Me preguntó, entre otras cosas, qué libro me había cambiado la vida, y dije que Los condenados de la tierra de Frantz Fanon, que leí a los veinte años; ¿con quién me gustaría sentarme en una fiesta? Con Meryl Streep vestida como Sarah Woodrof en aquella película inolvidable, La mujer del teniente francés. Acerca de mi lugar favorito en el mundo: "mi casa de madera de pino en Masatepe, junto a una quebrada, rodeado de árboles que se estremecen con el viento"... ¿Qué me deja sin dormir? "A veces una foto, como la de José Palazón, los emigrantes africanos subidos a la cerca y abajo los apacibles e indiferentes jugadores de golf".

Pero hay una de mis respuestas que ha provocado entrañables comentarios de mis amigos: ¿Qué cambiaría de usted mismo? Y dije: "Me faltó aprender a bailar. Tal vez todavía es tiempo". Cristina Pacheco, escritora y periodista, esposa, además, del poeta ya ido José Emilio Pacheco, Premio Cervantes, y que mantiene desde hace muchos años el mejor programa de entrevistas culturales en el canal 11 de México, me puso este mensaje:

"La breve entrevista que te hicieron y apareció en la edición de hoy de El País me obliga a escribirte. Estoy emocionada por tus respuestas. Por favor, por lo que más quieras, aprende a bailar, Estás muy a tiempo. Bailar es algo maravilloso. José Emilio nunca aprendió a hacerlo y lo lamentó mucho. Poco antes de que todo terminara lo convencí de que bailáramos un danzón. La experiencia no duró ni 30 segundos pero fue encantadora, maravillosa. Nos divertimos mucho y él se rio de una manera que me permitió imaginarlo de niño."

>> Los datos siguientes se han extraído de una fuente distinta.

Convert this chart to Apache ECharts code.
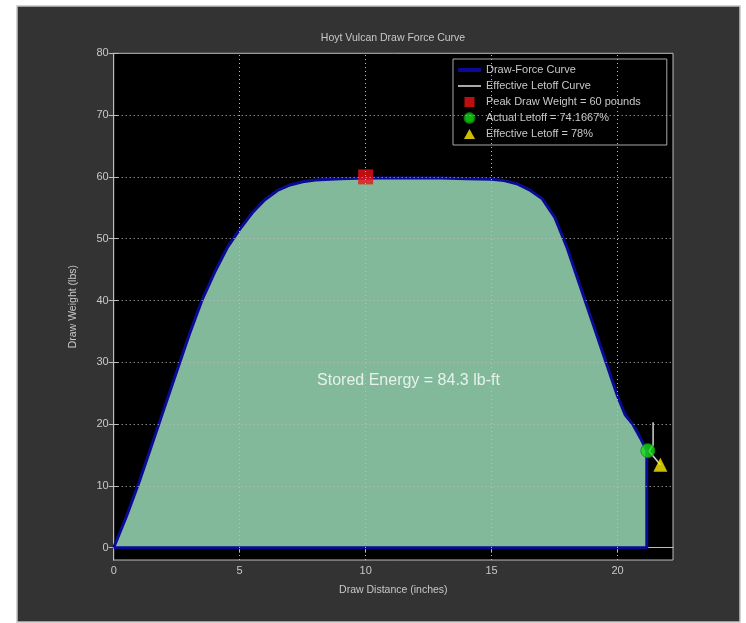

Yo le respondí: "Tu mensaje me ha llegado hasta Praga y me ha iluminado el día. Te doy las gracias con esa misma alegría. Un día te contaré mi historia de no saber bailar que empieza porque de adolescente ya tenía mi estatura completa de seis pies y las niñas me despreciaban por eso cuando las sacaba a bailar en las fiestecitas...para ellas yo era, me decían, muy alto. Tulita, en cambio, es una tremenda bailarina. Imagínate que par de bailarines de mambo hubiéramos hecho Jose Emilio y yo. Pero te hago la promesa, pediré a mis nietas que me enseñen".

A partir de ese lejano episodio que conté a Cristina, cuando me convencieron que ser larguirucho era una anormalidad, mis posibilidades para el baile se cegaron y empezó a atormentarme la idea de que lo peor que puede haber en el mundo es hacer el ridículo en público. Esta idea se convirtió años más tarde en horror cuando en las campañas políticas en que anduve se puso de moda que los candidatos tenían que bailar en la tarima durante las manifestaciones, aunque fueran bailarines nulos, y lo peor, ritmos endiablados. Una de esas veces me tocó hacerlo a los acordes furiosos de la Sonora Dinamita. El padre César Jerez, mi leal y vigilante amigo, mandó a decirme con Tulita: "Decile a Sergio que mejor no baile en público, no es necesario". Para qué quería más.

Y otra vez Cristina, en su mensaje de respuesta: "Por favor, hazme ese favor, aprende a bailar. Sólo es cosa de sentir la música en la cadera, según me aconsejó Ninón Sevilla".

Entonces he caído en estado de pánico, un pánico filmado en blanco y negro, al sólo imaginarme bailando con Ninón Sevilla, con su vestido de rumbera de nutridos vuelos y en la banda de sonido la orquesta de Pérez Prado que toca La múcura que está en el suelo, en un cabaret nutrido de gente que nos hace rueda.